La expulsión de Donald Trump de las redes sociales controladas por las grandes empresas tecnológicas y la cartelización de estas en contra de “Parler”, plantean interesantes problemas conceptuales y prácticos a los defensores de la libertad.
Para justificar la censura a Trump se han empleado dos tipos de argumentos: los que se refieren al contenido mismo de los mensajes y los que tienen que ver con los recursos empleados para su difusión.
Los que aceptan la censura en razón en contenido presuntamente despreciable del mensaje – incitación a la violencia, racismo, sexismo, etc. – parecen suponer que el censor será siempre alguien tan razonable y justo como ellos mismos creen ser. Evidentemente, esto es un gravísimo error que despoja a quienes así argumentan de toda razón para oponerse a la censura de su propio discurso por alguien con poder que lo encuentre despreciable.
El derecho que asiste a una persona a divulgar los productos de su mente no puede proceder de la valoración ética o estética de los demás. Admitir lo contrario equivale a retroceder al estado de la cuestión a mediados del siglo XVII, cuando Locke y Spinoza abogaban por la tolerancia religiosa. No es ocioso recordar las palabras de este último que parecen escritas a propósito de aquellos que solo son tolerantes con las ideas de su agrado: “No hacer a nadie lo que no se quiere que le hagan a uno y defender el derecho ajeno como el suyo propio”.
Estrictamente hablando no existe la llamada libertad de expresión. En la realidad, lo que las personas tienen es el derecho difundir su pensamiento utilizando para ello los recursos de su propiedad o los que le sean suministrados voluntariamente por un tercero. Si ese tercero decide, por cualquier razón, suprimir a cualquiera el acceso anteriormente acordado, está en todo su derecho de hacerlo, por desagradable que ello resulte para el censurado o sus seguidores. Como aparentemente esta es la situación de Trump y las gigantes tecnológicas, la cuestión está zanjada y al vapuleado Donald no le toca más que lamerse las heridas y buscarse otros medios para difundir sus ideas. Sin embargo, el asunto admite algunos matices.
No hay caracteres más incompatibles que los del soberano y el comerciante, señaló Adam Smith y, a partir de esta simple proposición, desarrolló toda su doctrina de la financiación los gastos del gobierno exclusivamente con impuestos y no con los ingresos provenientes de cualquier actividad productiva desarrollada por éste.
Repugnaba a Smith la idea de un soberano convertido en comerciante, pero mucho más le repugnó la situación real de un grupo de comerciantes convertidos en gobierno, a cuya crítica está consagrada buena parte de la argumentación de La Riqueza de la Naciones.
En efecto, el libro cuarto de La Riqueza de las Naciones es un extenso alegato, en general, contra el mercantilismo y, en particular, contra la British East India Company, la encarnación británica de los ideales y las prácticas mercantilistas.
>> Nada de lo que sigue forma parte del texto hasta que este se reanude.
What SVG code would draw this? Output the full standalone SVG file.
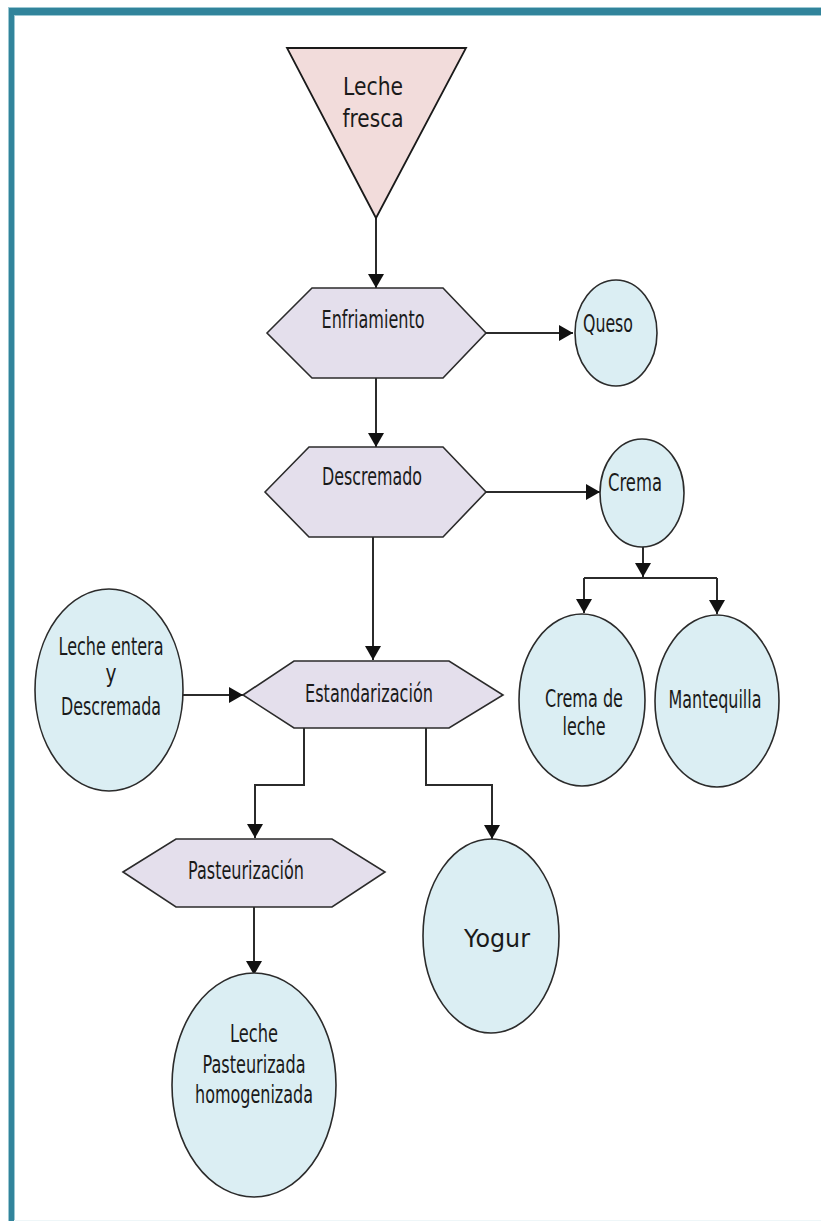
<svg xmlns="http://www.w3.org/2000/svg" width="821" height="1221" viewBox="0 0 821 1221">
<style>
.hex{fill:#e4dfec;stroke:#2b2b2b;stroke-width:1.6}
.oval{fill:#dbeef3;stroke:#2b2b2b;stroke-width:1.6}
.tri{fill:#f2dcdb;stroke:#1a1a1a;stroke-width:1.8}
.t{font-family:"DejaVu Sans",sans-serif;font-size:24px;fill:#1a1a1a;text-anchor:middle}
.c{fill:none;stroke:#2b2b2b;stroke-width:2}
</style>
<defs>
<marker id="ah" markerWidth="14" markerHeight="16" refX="14" refY="8" orient="auto" markerUnits="userSpaceOnUse">
<path d="M0,0 L14,8 L0,16 Z" fill="#111"/>
</marker>
</defs>
<rect x="0" y="0" width="821" height="1221" fill="#ffffff"/>
<g id="frame">
<rect x="8" y="7" width="813" height="9" fill="#9cc8d3"/>
<rect x="8" y="7" width="7" height="1214" fill="#9cc8d3"/>
<rect x="9" y="8" width="812" height="7" fill="#31849b"/>
<rect x="9" y="8" width="5" height="1213" fill="#31849b"/>
<line x1="14" y1="1220.5" x2="821" y2="1220.5" stroke="#eef6f8" stroke-width="1"/>
</g>
<g id="connectors">
<path class="c" d="M376,218 V288" marker-end="url(#ah)"/>
<path class="c" d="M486,333 H573" marker-end="url(#ah)"/>
<path class="c" d="M376,378 V447" marker-end="url(#ah)"/>
<path class="c" d="M486,492 H600" marker-end="url(#ah)" stroke="#444" stroke-width="2.5"/>
<path class="c" d="M643,547 V577" marker-end="url(#ah)"/>
<path class="c" d="M584,578 H717"/>
<path class="c" d="M584,578 V613" marker-end="url(#ah)"/>
<path class="c" d="M717,578 V614" marker-end="url(#ah)"/>
<path class="c" d="M373,537 V660" marker-end="url(#ah)"/>
<path class="c" d="M183,695 H243" marker-end="url(#ah)"/>
<path class="c" d="M304,728 V785 H255 V838" marker-end="url(#ah)"/>
<path class="c" d="M426,728 V785 H492 V839" marker-end="url(#ah)"/>
<path class="c" d="M254,907 V975" marker-end="url(#ah)"/>
</g>
<g id="leche-fresca">
<polygon class="tri" points="287,48 466,48 376,218"/>
<text class="t" x="373" y="95" font-size="31" textLength="60" lengthAdjust="spacingAndGlyphs">Leche</text>
<text class="t" x="373" y="127" font-size="31" textLength="61" lengthAdjust="spacingAndGlyphs">fresca</text>
</g>
<g id="enfriamiento">
<polygon class="hex" points="267,333 312,288 443,288 486,333 443,378 312,378"/>
<text class="t" x="373" y="328" textLength="103" lengthAdjust="spacingAndGlyphs">Enfriamiento</text>
</g>
<g id="queso">
<ellipse class="oval" cx="616" cy="333" rx="41" ry="53"/>
<text class="t" x="608" y="332" textLength="50" lengthAdjust="spacingAndGlyphs">Queso</text>
</g>
<g id="descremado">
<polygon class="hex" points="265,492 309,447 443,447 486,492 443,537 309,537"/>
<text class="t" x="372" y="485" textLength="100" lengthAdjust="spacingAndGlyphs">Descremado</text>
</g>
<g id="crema">
<ellipse class="oval" cx="642" cy="493" rx="42" ry="54"/>
<text class="t" x="635" y="491" textLength="54" lengthAdjust="spacingAndGlyphs">Crema</text>
</g>
<g id="crema-de-leche">
<ellipse class="oval" cx="582" cy="700" rx="63" ry="86"/>
<text class="t" x="584" y="707" textLength="78" lengthAdjust="spacingAndGlyphs">Crema de</text>
<text class="t" x="584" y="735" textLength="43" lengthAdjust="spacingAndGlyphs">leche</text>
</g>
<g id="mantequilla">
<ellipse class="oval" cx="717" cy="701" rx="62" ry="86"/>
<text class="t" x="715" y="708" textLength="93" lengthAdjust="spacingAndGlyphs">Mantequilla</text>
</g>
<g id="leche-entera">
<ellipse class="oval" cx="109" cy="690" rx="74" ry="101"/>
<text class="t" x="111" y="655" font-size="22" textLength="105" lengthAdjust="spacingAndGlyphs">Leche entera</text>
<text class="t" x="111" y="682" font-size="22" textLength="11" lengthAdjust="spacingAndGlyphs">y</text>
<text class="t" x="111" y="715" font-size="22" textLength="100" lengthAdjust="spacingAndGlyphs">Descremada</text>
</g>
<g id="estandarizacion">
<polygon class="hex" points="243,695 294,661 449,661 503,695 449,728 294,728"/>
<text class="t" x="369" y="702" textLength="128" lengthAdjust="spacingAndGlyphs">Estandarización</text>
</g>
<g id="pasteurizacion">
<polygon class="hex" points="123,872 176,839 332,839 385,872 332,907 176,907"/>
<text class="t" x="246" y="879" textLength="116" lengthAdjust="spacingAndGlyphs">Pasteurización</text>
</g>
<g id="yogur">
<ellipse class="oval" cx="491" cy="936" rx="68" ry="97"/>
<text class="t" x="497" y="947" font-size="33" textLength="66" lengthAdjust="spacingAndGlyphs">Yogur</text>
</g>
<g id="leche-pasteurizada">
<ellipse class="oval" cx="254" cy="1085" rx="82" ry="112"/>
<text class="t" x="254" y="1042" textLength="48" lengthAdjust="spacingAndGlyphs">Leche</text>
<text class="t" x="254" y="1073" textLength="103" lengthAdjust="spacingAndGlyphs">Pasteurizada</text>
<text class="t" x="254" y="1103" textLength="118" lengthAdjust="spacingAndGlyphs">homogenizada</text>
</g>
</svg>
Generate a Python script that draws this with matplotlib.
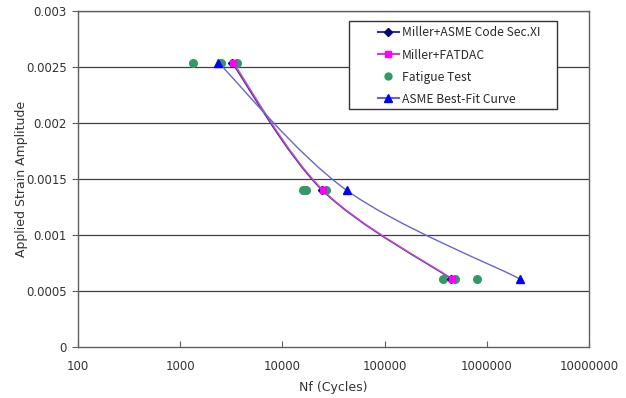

Creada en 1599, esta compañía privada con privilegios monopolísticos otorgados por la Corona, actuó durante 275 años como un verdadero estado, con ejercito y funciones de administración pública, hasta su disolución en 1874. El imperio colonial de británico fue credo por los comerciantes de la British East India Company, esa es la verdad moda y lironda. Este es también el caso de la célebre VOC de los holandeses.
Cuando alcanzan determinado nivel de actividad, todas las grandes empresas y todos los grandes negocios han tenido desde siempre un interés mercantilista, es decir, el interés de ser gobierno o de poner a su servicio los grandes recursos del estado. Todos aspiran a ser como la British. Lo mismo ocurrió en el siglo XIX con el carbón y los ferrocarriles y en el XX con las empresas petroleras, las del automóvil, la aviación, etc. Es lo que desde hace años está ocurriendo en China, con su mezcla de despotismo político y mercantilismo económico. Es a ese dominio sobre los gobiernos a lo que aspiran, en los albores del siglo XXI, las grandes empresas tecnológicas y sus acaudalados propietarios, imbuidos de las aspiraciones megalómanas a las que son propensos los poseedores de grandes fortunas.
Lo que está en juego es mucho más importante que la libertad de expresión de Trump o de cualquier otra persona en las plataformas controladas por las grandes tecnológicas. Los gobiernos metidos en los grandes negocios o los grandes negocios metidos en los gobiernos hacen más difícil el funcionamiento de la democracia y el ejercicio de la libertad. Por eso, aunque la forma específica de enfrentar y resolver ese problema es diferente en cada circunstancia histórica; el principio liberal del gobierno limitado, alejado de los negocios y financiado con impuestos tan neutrales como sea posible continúa siendo válido.